**What you should do**
Restate exactly the lines of the entries below, beginning with the first and ending with the line that holds "ref_y = [-10, -10]". Pictures are not copied.

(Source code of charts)
........
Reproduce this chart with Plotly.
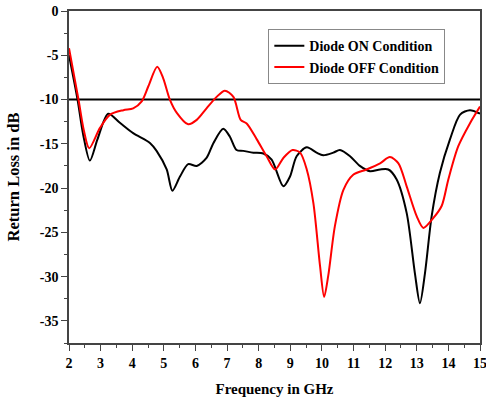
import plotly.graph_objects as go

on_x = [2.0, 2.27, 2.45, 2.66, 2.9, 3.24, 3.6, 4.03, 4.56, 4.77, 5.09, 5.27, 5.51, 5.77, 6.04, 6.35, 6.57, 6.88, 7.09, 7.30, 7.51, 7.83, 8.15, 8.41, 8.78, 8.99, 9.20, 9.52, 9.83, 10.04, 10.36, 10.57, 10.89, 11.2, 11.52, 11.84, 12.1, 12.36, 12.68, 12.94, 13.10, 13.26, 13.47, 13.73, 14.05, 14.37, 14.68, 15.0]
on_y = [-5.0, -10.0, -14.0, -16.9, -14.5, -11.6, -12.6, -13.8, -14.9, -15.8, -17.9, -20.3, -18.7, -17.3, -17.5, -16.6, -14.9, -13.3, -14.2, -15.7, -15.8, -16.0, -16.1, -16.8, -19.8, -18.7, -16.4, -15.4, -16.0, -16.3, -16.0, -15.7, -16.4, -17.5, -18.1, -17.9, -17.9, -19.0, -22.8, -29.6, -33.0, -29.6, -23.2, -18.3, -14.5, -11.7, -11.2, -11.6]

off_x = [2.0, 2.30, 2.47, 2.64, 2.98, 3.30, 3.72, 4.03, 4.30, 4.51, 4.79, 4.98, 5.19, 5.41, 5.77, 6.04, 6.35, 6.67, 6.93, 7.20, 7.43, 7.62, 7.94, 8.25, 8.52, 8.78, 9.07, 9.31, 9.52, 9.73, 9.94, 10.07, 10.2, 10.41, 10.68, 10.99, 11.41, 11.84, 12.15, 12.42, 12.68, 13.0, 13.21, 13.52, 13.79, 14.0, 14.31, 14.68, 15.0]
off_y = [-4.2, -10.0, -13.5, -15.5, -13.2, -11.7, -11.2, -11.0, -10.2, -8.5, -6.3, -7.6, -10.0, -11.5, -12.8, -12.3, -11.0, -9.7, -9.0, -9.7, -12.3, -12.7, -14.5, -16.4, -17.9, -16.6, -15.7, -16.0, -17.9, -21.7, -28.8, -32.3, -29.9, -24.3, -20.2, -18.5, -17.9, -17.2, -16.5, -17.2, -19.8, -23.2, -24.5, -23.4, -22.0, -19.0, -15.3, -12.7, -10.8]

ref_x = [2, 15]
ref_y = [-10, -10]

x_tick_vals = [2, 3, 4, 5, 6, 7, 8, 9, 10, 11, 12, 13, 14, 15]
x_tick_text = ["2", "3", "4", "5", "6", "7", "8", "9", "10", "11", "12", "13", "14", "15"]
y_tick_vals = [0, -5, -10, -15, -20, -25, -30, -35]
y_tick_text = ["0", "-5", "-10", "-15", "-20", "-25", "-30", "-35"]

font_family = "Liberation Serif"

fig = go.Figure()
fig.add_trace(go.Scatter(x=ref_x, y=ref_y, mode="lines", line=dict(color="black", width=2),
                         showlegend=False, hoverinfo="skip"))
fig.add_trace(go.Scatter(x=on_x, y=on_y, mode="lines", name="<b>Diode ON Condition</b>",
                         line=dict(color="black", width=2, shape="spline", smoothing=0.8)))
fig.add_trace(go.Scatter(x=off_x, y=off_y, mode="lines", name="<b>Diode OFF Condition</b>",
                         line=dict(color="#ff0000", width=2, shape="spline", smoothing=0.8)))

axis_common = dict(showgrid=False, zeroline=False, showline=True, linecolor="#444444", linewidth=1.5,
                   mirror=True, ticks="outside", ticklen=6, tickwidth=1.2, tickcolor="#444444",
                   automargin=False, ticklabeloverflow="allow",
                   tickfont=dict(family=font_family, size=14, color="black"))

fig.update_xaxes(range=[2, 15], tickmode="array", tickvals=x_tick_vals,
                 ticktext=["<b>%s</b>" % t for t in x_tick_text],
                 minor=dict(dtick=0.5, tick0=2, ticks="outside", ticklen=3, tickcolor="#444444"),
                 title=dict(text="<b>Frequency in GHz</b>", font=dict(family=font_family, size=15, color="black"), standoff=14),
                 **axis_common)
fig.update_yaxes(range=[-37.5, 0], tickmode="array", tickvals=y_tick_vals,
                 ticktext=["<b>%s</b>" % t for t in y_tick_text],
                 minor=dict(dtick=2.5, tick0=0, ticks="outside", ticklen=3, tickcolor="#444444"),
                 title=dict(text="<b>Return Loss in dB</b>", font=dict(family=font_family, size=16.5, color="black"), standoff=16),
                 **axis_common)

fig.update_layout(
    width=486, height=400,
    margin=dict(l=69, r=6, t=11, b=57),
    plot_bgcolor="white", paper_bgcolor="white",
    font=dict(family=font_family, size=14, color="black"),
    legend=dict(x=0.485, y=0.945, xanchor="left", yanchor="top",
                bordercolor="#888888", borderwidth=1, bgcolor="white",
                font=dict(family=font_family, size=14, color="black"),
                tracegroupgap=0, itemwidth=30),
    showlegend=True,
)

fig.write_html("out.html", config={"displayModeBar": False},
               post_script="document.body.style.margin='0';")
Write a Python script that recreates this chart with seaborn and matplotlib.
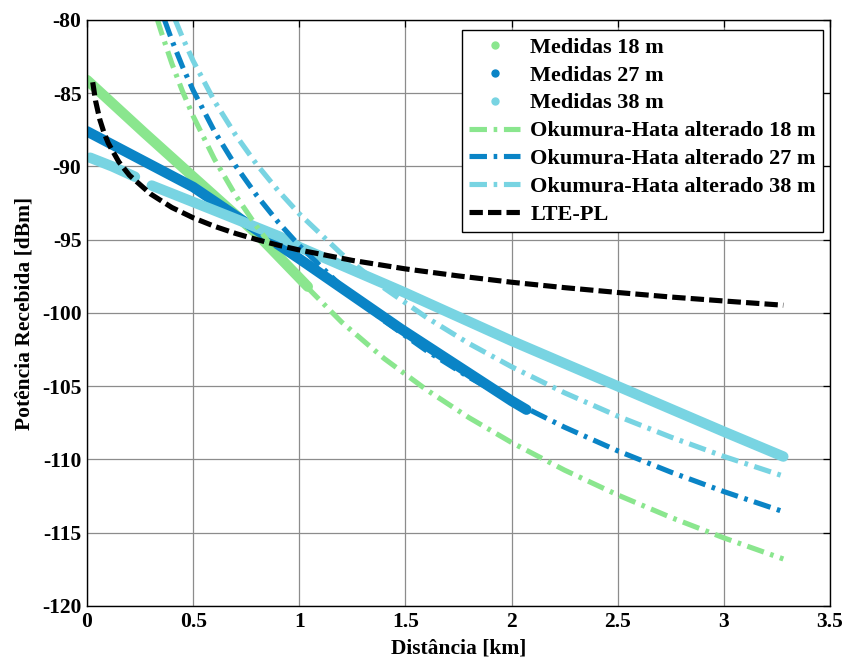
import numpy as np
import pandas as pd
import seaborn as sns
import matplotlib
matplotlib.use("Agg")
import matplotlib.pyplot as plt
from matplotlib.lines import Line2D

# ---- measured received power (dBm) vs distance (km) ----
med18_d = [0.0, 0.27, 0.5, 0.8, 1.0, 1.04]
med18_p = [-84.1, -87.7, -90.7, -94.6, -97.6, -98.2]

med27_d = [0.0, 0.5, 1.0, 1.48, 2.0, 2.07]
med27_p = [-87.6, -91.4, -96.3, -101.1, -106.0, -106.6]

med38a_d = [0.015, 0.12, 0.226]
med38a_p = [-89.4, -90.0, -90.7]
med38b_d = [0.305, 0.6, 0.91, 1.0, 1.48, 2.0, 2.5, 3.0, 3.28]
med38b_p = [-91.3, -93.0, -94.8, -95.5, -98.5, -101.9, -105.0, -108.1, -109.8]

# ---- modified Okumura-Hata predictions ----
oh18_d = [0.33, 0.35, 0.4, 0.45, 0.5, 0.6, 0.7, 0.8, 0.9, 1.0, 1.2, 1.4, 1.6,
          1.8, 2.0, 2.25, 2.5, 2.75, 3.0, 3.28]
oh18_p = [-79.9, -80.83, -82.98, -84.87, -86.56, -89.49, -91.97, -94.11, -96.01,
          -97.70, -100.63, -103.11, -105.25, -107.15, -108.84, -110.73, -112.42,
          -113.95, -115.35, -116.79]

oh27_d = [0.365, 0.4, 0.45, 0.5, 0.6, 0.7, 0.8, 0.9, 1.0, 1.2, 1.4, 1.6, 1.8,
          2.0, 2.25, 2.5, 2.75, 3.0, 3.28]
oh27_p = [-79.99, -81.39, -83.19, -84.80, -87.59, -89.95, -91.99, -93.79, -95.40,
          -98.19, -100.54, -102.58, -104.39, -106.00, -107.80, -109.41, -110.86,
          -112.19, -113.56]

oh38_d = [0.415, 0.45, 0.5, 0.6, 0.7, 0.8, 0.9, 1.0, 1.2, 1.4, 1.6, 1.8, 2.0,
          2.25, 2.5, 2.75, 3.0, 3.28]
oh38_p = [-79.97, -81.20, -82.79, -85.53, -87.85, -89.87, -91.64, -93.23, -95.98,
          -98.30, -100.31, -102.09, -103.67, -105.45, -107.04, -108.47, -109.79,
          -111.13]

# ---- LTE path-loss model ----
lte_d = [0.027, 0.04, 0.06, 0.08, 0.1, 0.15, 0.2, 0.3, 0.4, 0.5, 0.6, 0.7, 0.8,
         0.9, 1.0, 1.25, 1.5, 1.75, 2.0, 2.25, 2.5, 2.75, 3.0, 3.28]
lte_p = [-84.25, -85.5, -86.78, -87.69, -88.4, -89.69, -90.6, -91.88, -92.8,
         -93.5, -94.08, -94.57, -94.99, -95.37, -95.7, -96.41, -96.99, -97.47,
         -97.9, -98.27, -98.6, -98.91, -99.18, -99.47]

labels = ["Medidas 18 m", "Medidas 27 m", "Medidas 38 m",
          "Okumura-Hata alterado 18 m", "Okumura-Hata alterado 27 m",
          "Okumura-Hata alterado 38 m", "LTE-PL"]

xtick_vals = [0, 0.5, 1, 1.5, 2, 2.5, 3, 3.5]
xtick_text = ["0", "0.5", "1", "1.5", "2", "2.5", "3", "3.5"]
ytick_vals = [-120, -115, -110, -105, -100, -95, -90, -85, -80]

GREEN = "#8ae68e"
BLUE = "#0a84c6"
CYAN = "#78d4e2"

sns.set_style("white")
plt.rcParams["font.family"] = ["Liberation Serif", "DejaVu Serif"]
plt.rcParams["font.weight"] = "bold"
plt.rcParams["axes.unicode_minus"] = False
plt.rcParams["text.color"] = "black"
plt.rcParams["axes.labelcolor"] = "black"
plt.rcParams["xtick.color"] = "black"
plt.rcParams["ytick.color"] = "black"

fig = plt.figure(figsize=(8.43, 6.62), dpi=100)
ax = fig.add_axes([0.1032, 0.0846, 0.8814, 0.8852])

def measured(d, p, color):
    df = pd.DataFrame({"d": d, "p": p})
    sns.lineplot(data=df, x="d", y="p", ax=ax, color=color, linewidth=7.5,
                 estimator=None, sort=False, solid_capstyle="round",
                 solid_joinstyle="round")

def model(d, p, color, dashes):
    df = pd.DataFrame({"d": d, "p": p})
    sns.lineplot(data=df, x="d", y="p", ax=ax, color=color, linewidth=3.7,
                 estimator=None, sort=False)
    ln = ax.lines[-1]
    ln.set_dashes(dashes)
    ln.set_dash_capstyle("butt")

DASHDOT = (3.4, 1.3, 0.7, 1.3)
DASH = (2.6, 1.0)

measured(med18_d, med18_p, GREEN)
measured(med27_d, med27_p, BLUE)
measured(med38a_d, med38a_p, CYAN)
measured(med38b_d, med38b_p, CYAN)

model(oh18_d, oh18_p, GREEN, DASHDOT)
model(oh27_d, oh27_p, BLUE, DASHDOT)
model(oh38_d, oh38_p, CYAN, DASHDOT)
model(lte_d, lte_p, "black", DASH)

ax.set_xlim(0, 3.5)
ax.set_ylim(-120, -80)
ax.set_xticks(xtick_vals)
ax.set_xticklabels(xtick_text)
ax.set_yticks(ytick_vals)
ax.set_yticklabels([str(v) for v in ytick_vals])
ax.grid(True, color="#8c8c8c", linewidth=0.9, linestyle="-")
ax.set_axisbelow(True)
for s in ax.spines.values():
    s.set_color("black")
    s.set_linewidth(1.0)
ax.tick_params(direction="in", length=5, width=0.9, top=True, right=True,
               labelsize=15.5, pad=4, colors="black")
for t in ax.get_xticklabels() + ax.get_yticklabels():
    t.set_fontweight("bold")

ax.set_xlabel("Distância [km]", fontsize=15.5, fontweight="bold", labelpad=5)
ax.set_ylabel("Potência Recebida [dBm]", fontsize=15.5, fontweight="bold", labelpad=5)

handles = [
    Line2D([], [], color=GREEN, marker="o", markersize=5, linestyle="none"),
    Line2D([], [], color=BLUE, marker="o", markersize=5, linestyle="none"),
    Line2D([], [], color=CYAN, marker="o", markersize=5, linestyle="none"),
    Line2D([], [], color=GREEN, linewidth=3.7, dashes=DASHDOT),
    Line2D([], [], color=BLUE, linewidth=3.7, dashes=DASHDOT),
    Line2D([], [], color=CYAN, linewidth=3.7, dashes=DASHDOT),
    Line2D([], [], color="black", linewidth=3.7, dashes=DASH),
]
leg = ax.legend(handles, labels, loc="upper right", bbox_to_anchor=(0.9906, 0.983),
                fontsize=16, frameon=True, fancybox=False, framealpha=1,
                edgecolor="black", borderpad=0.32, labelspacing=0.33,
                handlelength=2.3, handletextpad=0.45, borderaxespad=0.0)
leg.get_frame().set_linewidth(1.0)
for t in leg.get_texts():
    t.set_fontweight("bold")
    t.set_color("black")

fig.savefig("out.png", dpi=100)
........
**Solution below**
Reproduce this chart with Plotly.
import plotly.graph_objects as go

on_x = [2.0, 2.27, 2.45, 2.66, 2.9, 3.24, 3.6, 4.03, 4.56, 4.77, 5.09, 5.27, 5.51, 5.77, 6.04, 6.35, 6.57, 6.88, 7.09, 7.30, 7.51, 7.83, 8.15, 8.41, 8.78, 8.99, 9.20, 9.52, 9.83, 10.04, 10.36, 10.57, 10.89, 11.2, 11.52, 11.84, 12.1, 12.36, 12.68, 12.94, 13.10, 13.26, 13.47, 13.73, 14.05, 14.37, 14.68, 15.0]
on_y = [-5.0, -10.0, -14.0, -16.9, -14.5, -11.6, -12.6, -13.8, -14.9, -15.8, -17.9, -20.3, -18.7, -17.3, -17.5, -16.6, -14.9, -13.3, -14.2, -15.7, -15.8, -16.0, -16.1, -16.8, -19.8, -18.7, -16.4, -15.4, -16.0, -16.3, -16.0, -15.7, -16.4, -17.5, -18.1, -17.9, -17.9, -19.0, -22.8, -29.6, -33.0, -29.6, -23.2, -18.3, -14.5, -11.7, -11.2, -11.6]

off_x = [2.0, 2.30, 2.47, 2.64, 2.98, 3.30, 3.72, 4.03, 4.30, 4.51, 4.79, 4.98, 5.19, 5.41, 5.77, 6.04, 6.35, 6.67, 6.93, 7.20, 7.43, 7.62, 7.94, 8.25, 8.52, 8.78, 9.07, 9.31, 9.52, 9.73, 9.94, 10.07, 10.2, 10.41, 10.68, 10.99, 11.41, 11.84, 12.15, 12.42, 12.68, 13.0, 13.21, 13.52, 13.79, 14.0, 14.31, 14.68, 15.0]
off_y = [-4.2, -10.0, -13.5, -15.5, -13.2, -11.7, -11.2, -11.0, -10.2, -8.5, -6.3, -7.6, -10.0, -11.5, -12.8, -12.3, -11.0, -9.7, -9.0, -9.7, -12.3, -12.7, -14.5, -16.4, -17.9, -16.6, -15.7, -16.0, -17.9, -21.7, -28.8, -32.3, -29.9, -24.3, -20.2, -18.5, -17.9, -17.2, -16.5, -17.2, -19.8, -23.2, -24.5, -23.4, -22.0, -19.0, -15.3, -12.7, -10.8]

ref_x = [2, 15]
ref_y = [-10, -10]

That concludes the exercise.